For the time being Josh Dasilva fully deserves his starting place and has responded with goals, energy, vision and some sublime passing and skill on the ball. He is yet another star in the making. His pirouette before sliding a perfect defence splitting pass through to Mbeumo on Monday almost beggared belief and attracted an approving tweet from the maestro himself, Romaine Sawyers.
The attack has obviously missed the goals and tireless harrying and winding up of defenders of Maupay but Watkins – although he comes over as far too nice and lacking the Frenchman’s devil – has stepped up to the plate with an impressive tally of 10 goals so far, including a rare hat trick of headers away at Barnsley, so no words of praise are too high for him. Nikos Karelis was signed as a post transfer deadline free agent but the Greek international was a gamble that did not come off and suffered a season-ending knee injury on his full debut and joins the much-missed Sergi Canos on the long term injury list.

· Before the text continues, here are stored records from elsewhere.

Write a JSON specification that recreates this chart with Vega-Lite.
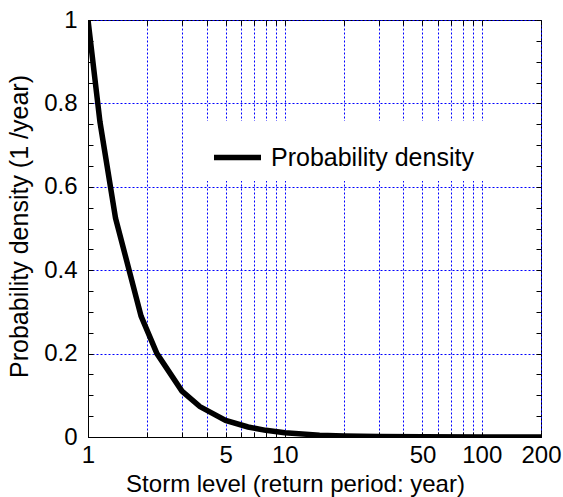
{
  "$schema": "https://vega.github.io/schema/vega-lite/v6.json",
  "width": 453,
  "height": 417,
  "autosize": "none",
  "padding": {"left": 88, "top": 20, "right": 22, "bottom": 60},
  "background": "white",
  "config": {
    "view": {"stroke": "black", "strokeWidth": 1},
    "font": "Liberation Sans",
    "axis": {"labelFont": "Liberation Sans", "titleFont": "Liberation Sans", "labelColor": "black", "titleColor": "black", "titleFontWeight": "normal"}
  },
  "data": {
    "values": [
      {"T": 1, "p": 1.0},
      {"T": 1.15, "p": 0.756},
      {"T": 1.38, "p": 0.525},
      {"T": 1.86, "p": 0.29},
      {"T": 2.24, "p": 0.2},
      {"T": 3.0, "p": 0.11},
      {"T": 3.7, "p": 0.073},
      {"T": 5, "p": 0.04},
      {"T": 6.5, "p": 0.024},
      {"T": 8, "p": 0.016},
      {"T": 10, "p": 0.01},
      {"T": 15, "p": 0.0045},
      {"T": 20, "p": 0.0025},
      {"T": 30, "p": 0.0011},
      {"T": 50, "p": 0.0004},
      {"T": 100, "p": 0.0001},
      {"T": 200, "p": 0.000025}
    ]
  },
  "layer": [
    {
      "mark": {"type": "line", "strokeWidth": 5.5, "clip": true},
      "encoding": {
        "x": {
          "field": "T", "type": "quantitative",
          "scale": {"type": "log", "domain": [1, 200], "nice": false},
          "axis": {
            "orient": "bottom",
            "title": "Storm level (return period: year)",
            "titleFontSize": 24,
            "titleAlign": "center",
            "titleBaseline": "alphabetic",
            "titleX": 207,
            "titleY": 54,
            "values": [1, 2, 3, 4, 5, 6, 7, 8, 9, 10, 20, 30, 40, 50, 60, 70, 80, 90, 100, 200],
            "labelExpr": "indexof([1,5,10,50,100,200], datum.value) >= 0 ? format(datum.value, 'd') : ''",
            "labelFontSize": 24,
            "labelFlush": false,
            "labelOverlap": false,
            "labelPadding": 11,
            "tickSize": -5,
            "tickColor": "black",
            "domainColor": "black",
            "grid": true,
            "gridColor": "#0000ff",
            "gridDash": [2, 2],
            "gridWidth": 1,
            "gridOpacity": 1
          }
        },
        "y": {
          "field": "p", "type": "quantitative",
          "scale": {"domain": [0, 1], "nice": false},
          "axis": {
            "orient": "left",
            "title": "Probability density (1 /year)",
            "titleFontSize": 25,
            "titleAngle": -90,
            "titleAlign": "center",
            "titleBaseline": "alphabetic",
            "titleX": -61,
            "titleY": 206,
            "values": [0, 0.05, 0.1, 0.15, 0.2, 0.25, 0.3, 0.35, 0.4, 0.45, 0.5, 0.55, 0.6, 0.65, 0.7, 0.75, 0.8, 0.85, 0.9, 0.95, 1],
            "labelExpr": "abs(datum.value*5 - round(datum.value*5)) < 0.000001 ? format(datum.value, '.1~f') : ''",
            "labelFontSize": 24,
            "labelFlush": false,
            "labelOverlap": false,
            "labelPadding": 16,
            "tickSize": -5,
            "tickColor": "black",
            "domainColor": "black",
            "grid": true,
            "gridColor": "#0000ff",
            "gridDash": [2, 2],
            "gridWidth": 1,
            "gridOpacity": {"condition": {"test": "abs(datum.value*5 - round(datum.value*5)) < 0.000001", "value": 1}, "value": 0}
          }
        },
        "color": {
          "datum": "Probability density",
          "scale": {"range": ["black"]},
          "legend": {
            "title": null,
            "orient": "none",
            "legendX": 113,
            "legendY": 101,
            "padding": 10,
            "fillColor": "white",
            "strokeColor": null,
            "symbolType": "stroke",
            "symbolSize": 2209,
            "symbolStrokeWidth": 5.5,
            "symbolStrokeColor": "black",
            "labelFont": "Liberation Sans",
            "labelFontSize": 25,
            "labelColor": "black",
            "labelOffset": 7,
            "labelLimit": 400
          }
        }
      }
    },
    {
      "mark": {"type": "line", "opacity": 0},
      "encoding": {
        "x": {
          "field": "T", "type": "quantitative",
          "scale": {"type": "log", "domain": [1, 200], "nice": false},
          "axis": {
            "orient": "top",
            "title": null,
            "values": [1, 2, 3, 4, 5, 6, 7, 8, 9, 10, 20, 30, 40, 50, 60, 70, 80, 90, 100, 200],
            "labels": false,
            "grid": false,
            "domain": false,
            "tickSize": -5,
            "tickColor": "black"
          }
        },
        "y": {
          "field": "p", "type": "quantitative",
          "scale": {"domain": [0, 1], "nice": false},
          "axis": {
            "orient": "right",
            "title": null,
            "values": [0, 0.05, 0.1, 0.15, 0.2, 0.25, 0.3, 0.35, 0.4, 0.45, 0.5, 0.55, 0.6, 0.65, 0.7, 0.75, 0.8, 0.85, 0.9, 0.95, 1],
            "labels": false,
            "grid": false,
            "domain": false,
            "tickSize": -5,
            "tickColor": "black"
          }
        }
      }
    }
  ],
  "resolve": {"axis": {"x": "independent", "y": "independent"}}
}
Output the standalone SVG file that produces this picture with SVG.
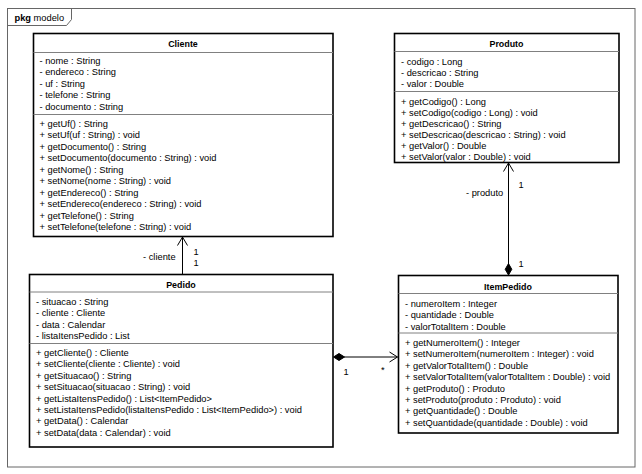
<svg xmlns="http://www.w3.org/2000/svg" width="642" height="474" viewBox="0 0 642 474">
<style>
text{font-family:"Liberation Sans",Arial,sans-serif;font-size:9.3px;fill:#000}
.t{font-weight:bold;text-anchor:middle;font-size:8.9px}
.box{fill:#fff;stroke:#000;stroke-width:1.6}
.sep{stroke:#808080;stroke-width:1}
.ln{stroke:#000;stroke-width:1;fill:none}
.dia{fill:#000;stroke:#000;stroke-width:1}
</style>
<rect width="642" height="474" fill="#fff"/>
<g id="frame">
<rect x="7.5" y="8.5" width="627.5" height="458.5" fill="none" stroke="#666" stroke-width="1"/>
<path d="M7.5 25.5 H66.5 L71.5 19.5 V8.5" fill="none" stroke="#666" stroke-width="1"/>
<text x="14.5" y="21"><tspan font-weight="bold">pkg</tspan> modelo</text>
</g>
<g id="connectors">
<line class="ln" x1="182.5" y1="274" x2="182.5" y2="237"/>
<polyline class="ln" points="177.5,245.5 182.5,237 187.5,245.5"/>
<text x="143" y="260">- cliente</text>
<text x="193.5" y="255">1</text>
<text x="193.5" y="266">1</text>
<line class="ln" x1="508.5" y1="264" x2="508.5" y2="163"/>
<polyline class="ln" points="503.5,171.5 508.5,163 513.5,171.5"/>
<polygon class="dia" points="508.5,275 511.8,269.3 508.5,263.6 505.2,269.3"/>
<text x="466" y="196">- produto</text>
<text x="518.5" y="188">1</text>
<text x="518.5" y="267">1</text>
<line class="ln" x1="344" y1="357" x2="397.5" y2="357"/>
<polyline class="ln" points="389.5,352 397.5,357 389.5,362"/>
<polygon class="dia" points="333.5,357 339,353.5 344.5,357 339,360.5"/>
<text x="343.5" y="375">1</text>
<text x="381" y="373">*</text>
</g>
<g id="Cliente">
<rect class="box" x="33.5" y="33.5" width="299.5" height="203"/>
<line class="sep" x1="33.5" y1="52.5" x2="333" y2="52.5"/>
<line class="sep" x1="33.5" y1="114.5" x2="333" y2="114.5"/>
<text class="t" x="183" y="46.5">Cliente</text>
<text x="39.5" y="64"><tspan x="39.5">- nome : String</tspan><tspan x="39.5" dy="11.4">- endereco : String</tspan><tspan x="39.5" dy="11.4">- uf : String</tspan><tspan x="39.5" dy="11.4">- telefone : String</tspan><tspan x="39.5" dy="11.4">- documento : String</tspan></text>
<text x="39.5" y="127"><tspan x="39.5">+ getUf() : String</tspan><tspan x="39.5" dy="11.44">+ setUf(uf : String) : void</tspan><tspan x="39.5" dy="11.44">+ getDocumento() : String</tspan><tspan x="39.5" dy="11.44">+ setDocumento(documento : String) : void</tspan><tspan x="39.5" dy="11.44">+ getNome() : String</tspan><tspan x="39.5" dy="11.44">+ setNome(nome : String) : void</tspan><tspan x="39.5" dy="11.44">+ getEndereco() : String</tspan><tspan x="39.5" dy="11.44">+ setEndereco(endereco : String) : void</tspan><tspan x="39.5" dy="11.44">+ getTelefone() : String</tspan><tspan x="39.5" dy="11.44">+ setTelefone(telefone : String) : void</tspan></text>
</g>
<g id="Produto">
<rect class="box" x="394.5" y="33.5" width="224.5" height="129"/>
<line class="sep" x1="394.5" y1="51.5" x2="619" y2="51.5"/>
<line class="sep" x1="394.5" y1="91.5" x2="619" y2="91.5"/>
<text class="t" x="506.5" y="46.5">Produto</text>
<text x="401" y="64.7"><tspan x="401">- codigo : Long</tspan><tspan x="401" dy="11.2">- descricao : String</tspan><tspan x="401" dy="11.2">- valor : Double</tspan></text>
<text x="401" y="104.5"><tspan x="401">+ getCodigo() : Long</tspan><tspan x="401" dy="11.1">+ setCodigo(codigo : Long) : void</tspan><tspan x="401" dy="11.1">+ getDescricao() : String</tspan><tspan x="401" dy="11.1">+ setDescricao(descricao : String) : void</tspan><tspan x="401" dy="11.1">+ getValor() : Double</tspan><tspan x="401" dy="11.1">+ setValor(valor : Double) : void</tspan></text>
</g>
<g id="Pedido">
<rect class="box" x="29.5" y="274.5" width="303.5" height="172.5"/>
<line class="sep" x1="29.5" y1="292" x2="333" y2="292"/>
<line class="sep" x1="29.5" y1="343.5" x2="333" y2="343.5"/>
<text class="t" x="181" y="288.3">Pedido</text>
<text x="36" y="305"><tspan x="36">- situacao : String</tspan><tspan x="36" dy="11.4">- cliente : Cliente</tspan><tspan x="36" dy="11.4">- data : Calendar</tspan><tspan x="36" dy="11.4">- listaItensPedido : List</tspan></text>
<text x="36" y="356"><tspan x="36">+ getCliente() : Cliente</tspan><tspan x="36" dy="11.4">+ setCliente(cliente : Cliente) : void</tspan><tspan x="36" dy="11.4">+ getSituacao() : String</tspan><tspan x="36" dy="11.4">+ setSituacao(situacao : String) : void</tspan><tspan x="36" dy="11.4">+ getListaItensPedido() : List&lt;ItemPedido&gt;</tspan><tspan x="36" dy="11.4">+ setListaItensPedido(listaItensPedido : List&lt;ItemPedido&gt;) : void</tspan><tspan x="36" dy="11.4">+ getData() : Calendar</tspan><tspan x="36" dy="11.4">+ setData(data : Calendar) : void</tspan></text>
</g>
<g id="ItemPedido">
<rect class="box" x="398.5" y="275.5" width="219.5" height="157.5"/>
<line class="sep" x1="398.5" y1="293.5" x2="618" y2="293.5"/>
<line class="sep" x1="398.5" y1="333" x2="618" y2="333"/>
<text class="t" x="508" y="290.3">ItemPedido</text>
<text x="405" y="307"><tspan x="405">- numeroItem : Integer</tspan><tspan x="405" dy="11.3">- quantidade : Double</tspan><tspan x="405" dy="11.3">- valorTotalItem : Double</tspan></text>
<text x="405" y="346"><tspan x="405">+ getNumeroItem() : Integer</tspan><tspan x="405" dy="11.4">+ setNumeroItem(numeroItem : Integer) : void</tspan><tspan x="405" dy="11.4">+ getValorTotalItem() : Double</tspan><tspan x="405" dy="11.4">+ setValorTotalItem(valorTotalItem : Double) : void</tspan><tspan x="405" dy="11.4">+ getProduto() : Produto</tspan><tspan x="405" dy="11.4">+ setProduto(produto : Produto) : void</tspan><tspan x="405" dy="11.4">+ getQuantidade() : Double</tspan><tspan x="405" dy="11.4">+ setQuantidade(quantidade : Double) : void</tspan></text>
</g>
</svg>
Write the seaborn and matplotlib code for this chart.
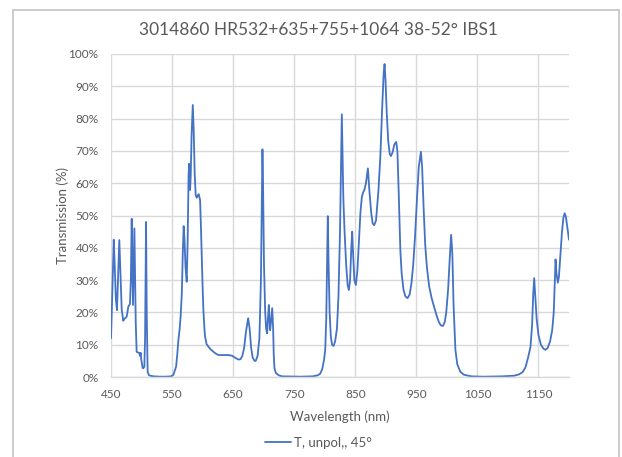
import matplotlib
matplotlib.use("Agg")
import matplotlib.pyplot as plt
from matplotlib.patches import Rectangle
from matplotlib.ticker import PercentFormatter, MultipleLocator
import seaborn as sns
import pandas as pd

# Measured transmission spectrum (wavelength in nm, transmission in %)
wavelength = [
    450, 452, 454.5, 456, 458, 459.8, 461.5, 463.6, 465.5, 467.5, 470, 472, 475.7,
    478.4, 481, 482.5, 483.9, 485, 486, 487.2, 488.3, 489.5, 490.5, 492, 494, 496.4,
    497.5, 498.6, 499.5, 501.8, 503, 504.6, 505.8, 507.4, 508.5, 510, 512, 514, 520,
    530, 540, 548, 552, 556.6, 558.5, 560.4, 562.5, 564, 566, 567.5, 569, 570.5, 572,
    574, 575.5, 577, 577.9, 578.8, 579.5, 580.5, 582, 583.9, 585.5, 587, 588.7, 590.5,
    592, 593.6, 595.9, 597.5, 598.6, 600, 601.3, 603, 604, 606.5, 609.5, 613, 617.7,
    622, 626, 635, 642, 648, 653, 658.7, 662, 665, 668, 671, 674.6, 677, 679.5, 682,
    685, 687, 690, 693, 695.5, 697, 698, 699, 700.5, 702.5, 704, 705.7, 707, 708.5,
    709.5, 710.6, 712, 714, 715.5, 716.5, 717.7, 720, 725, 730, 760, 780, 788, 792.6,
    796, 799, 800.8, 802.5, 803.8, 805, 806.3, 808, 810, 812, 814.3, 817, 820, 822.5,
    825, 827, 828, 829, 830.5, 832.5, 835, 837.5, 839.5, 841.5, 843.5, 845, 846.5,
    848.5, 851, 853.5, 856, 858.5, 860.8, 863, 865, 867.5, 870.7, 873, 876, 878.5,
    881, 884, 886, 888, 891, 894, 896.5, 898, 899.5, 901.5, 904, 906.5, 908.4, 911,
    914, 917, 919, 921, 923.8, 926, 929, 932, 935.6, 939, 942, 945, 948, 951, 954,
    957.5, 959.5, 962, 964.5, 967.3, 971, 975, 978.2, 983.7, 987, 990, 993.5, 996.5,
    999, 1002, 1004.5, 1007, 1009, 1011, 1014, 1017, 1022, 1028, 1040, 1060, 1090,
    1110, 1118, 1124, 1128.7, 1133, 1137, 1139.5, 1141.5, 1143, 1144.5, 1147, 1150,
    1154, 1158, 1161.5, 1165, 1169, 1172.5, 1175, 1176.8, 1178, 1179.5, 1181.7,
    1183.5, 1186, 1188.5, 1191, 1193, 1195, 1197.5, 1200,
]
transmission = [
    12.0, 25, 42.5, 35, 24, 20.7, 30, 42.4, 32, 21, 17.4, 18, 18.7,
    21.8, 22.6, 30, 49, 35, 22.3, 35, 46, 30, 17, 7.8, 7.6, 7.4,
    6.5, 7.5, 5.5, 2.8, 2.7, 3.2, 12, 48, 20, 1.6, 0.6, 0.4, 0.2,
    0.1, 0.1, 0.2, 0.6, 3.2, 7, 11.5, 15, 18.7, 26, 38, 46.7, 42, 34,
    29.5, 42, 62, 66, 60, 57.9, 62, 75, 84.2, 76, 63, 56.3, 55.5,
    56.2, 56.6, 54.8, 45, 37, 28, 20.7, 15, 12.5, 10.2, 9.4, 8.6, 7.8,
    7.2, 6.8, 6.8, 6.8, 6.6, 6.0, 5.4, 5.5, 6.5, 9, 14, 18.2, 15, 9, 6,
    5, 5, 6.5, 12, 30, 55, 70.5, 60, 35, 20, 15, 13.5, 18, 22.3,
    18, 14.5, 17, 21.3, 15, 7, 2.7, 1.2, 0.5, 0.2, 0.1, 0.2, 0.5, 1.0,
    2.5, 5.5, 8.4, 18, 35, 49.8, 35, 20, 12.5, 10, 9.6, 11, 15, 25,
    45, 70, 81.3, 70, 55, 45, 35, 28.5, 26.9, 30, 40, 45, 38,
    30, 28.5, 33, 42, 51, 55.8, 57.2, 57.9, 60, 64.6, 58, 51, 47.5,
    47, 48.5, 53, 57.9, 68, 83, 94, 96.9, 92, 82, 73, 69, 68.4, 69.5,
    72, 72.8, 70, 58, 39.3, 32, 27, 25, 24.4, 25.5, 29, 35, 44, 55, 65,
    69.7, 65, 52, 41, 34, 28, 24.5, 22.3, 18.7, 17, 16, 15.8, 17,
    20, 27, 36, 44, 38, 22, 8.4, 4, 1.6, 0.7, 0.2, 0.1, 0.2,
    0.4, 0.8, 1.5, 3, 6, 9.4, 16, 26, 30.6, 26, 18, 13,
    10, 8.8, 8.4, 9, 11, 14.5, 20, 30, 36.4, 32, 29.2,
    31, 38, 45, 49.5, 50.7, 49.5, 46, 42.5,
]

x_ticks = [450, 550, 650, 750, 850, 950, 1050, 1150]
title = "3014860 HR532+635+755+1064 38-52° IBS1"
series_label = "T, unpol,, 45°"

df = pd.DataFrame({"Wavelength (nm)": wavelength, "Transmission (%)": transmission})

sns.set_theme(style="white")
plt.rcParams["font.family"] = ["Lato", "DejaVu Sans"]

text_grey = "#595959"
grid_grey = "#d9d9d9"
line_blue = "#4472C4"

fig = plt.figure(figsize=(6.22, 4.57), dpi=100)
fig.patch.set_facecolor("white")
ax = fig.add_axes([111 / 622, 1 - 377 / 457, (569 - 111) / 622, (377 - 54) / 457])

sns.lineplot(data=df, x="Wavelength (nm)", y="Transmission (%)", ax=ax,
             color=line_blue, linewidth=1.3, estimator=None, sort=False,
             label=series_label, legend=False)

ax.set_xlim(450, 1200)
ax.set_ylim(0, 100)
ax.set_xticks(x_ticks)
ax.yaxis.set_major_locator(MultipleLocator(10))
ax.yaxis.set_major_formatter(PercentFormatter(xmax=100, decimals=0))

ax.grid(True, color=grid_grey, linewidth=1.0)
ax.set_axisbelow(True)
for side in ["top", "right", "left"]:
    ax.spines[side].set_visible(False)
ax.spines["bottom"].set_color(grid_grey)
ax.spines["bottom"].set_linewidth(1.0)

ax.tick_params(axis="both", length=0, labelsize=8.5, labelcolor=text_grey)
ax.tick_params(axis="y", pad=9)
ax.tick_params(axis="x", pad=9)

ax.set_xlabel("Wavelength (nm)", fontsize=9.5, color=text_grey, labelpad=7)
ax.set_ylabel("Transmission (%)", fontsize=9.5, color=text_grey)
ax.yaxis.set_label_coords(-0.092, 0.5)

fig.text(318 / 622, 1 - 30 / 457, title, ha="center", va="center",
         fontsize=12.5, color=text_grey)

# Legend below the axes, centred in the chart frame
handle = ax.get_lines()[0]
fig.legend([handle], [series_label], loc="center", bbox_to_anchor=(318 / 622, 1 - 443 / 457),
           frameon=False, fontsize=9.5, labelcolor=text_grey, handlelength=2.0,
           handletextpad=0.2)

# Chart-area frame
fig.add_artist(Rectangle((12.5 / 622, -0.05), (619 - 12.5) / 622, 1 - 10 / 457 + 0.05,
                         transform=fig.transFigure, fill=False,
                         edgecolor="#c8c8c8", linewidth=1.3))

fig.savefig("out.png", dpi=100, facecolor="white")
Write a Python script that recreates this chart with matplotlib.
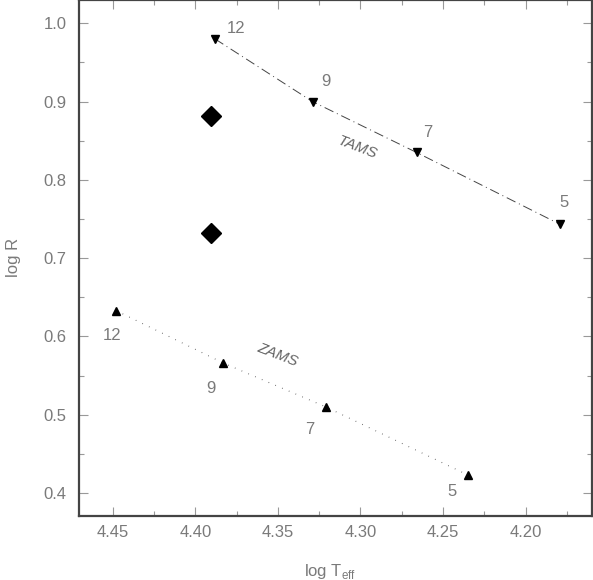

We are therefore wafer thin up front until January and any further injuries will hurt us badly. Thankfully Said Benrahma has recovered his form and fitness and finally appears to be playing with a smile on his face and his brilliance is much needed if we are to maintain our progress and even make a challenge for promotion. Bryan Mbeumo is also becoming an increasing influence as an inverted right winger with a wand of a left foot and a real eye for goal.
As Mark Warburton highlighted in his pre-match interviews last week, long shots are generally of low value and are more likely to end up with possession ceded to the other team rather than with a goal being scored. Brentford have traditionally followed this principle and looked to create better chances from closer to the opposition goal but something has changed lately with 3 goals being scored from outside the box in the last 3 games, twice by Mbeumo and once by Dasilva. Maybe the quality of the players taking the long-range shot must also be taken into account and Brentford now possess players who can hit the target regularly from distance and they appear to have been given the green light to do so.
Much has therefore changed from last season and it is no surprise that it took a while – and a major tactical change for things to finally gell. We are on a knife edge at the moment. As the Millwall home game approached the last 5 minutes on the 19th October the Bees were 2 goals down despite dominating the match and there were even some rumblings from parts of the crowd. Suddenly it all came right, the Gods smiled down upon us, our luck turned, the goals started to fly in and we have now scored 9 goals and won 9 points in the last week or so. We were also awarded a penalty at QPR at a key time when the home team had come back into the game that some referees might not have given. That is how close is the difference between success and failure in the Championship.
We are certainly good enough to challenge for honours as players become accustomed to their roles and their teammates, but a couple of injuries to key players before the end of the year could still turn things on their head. Brentford are all about innovation, taking calculated risks and managing change and this season is a prime example of all these characteristics.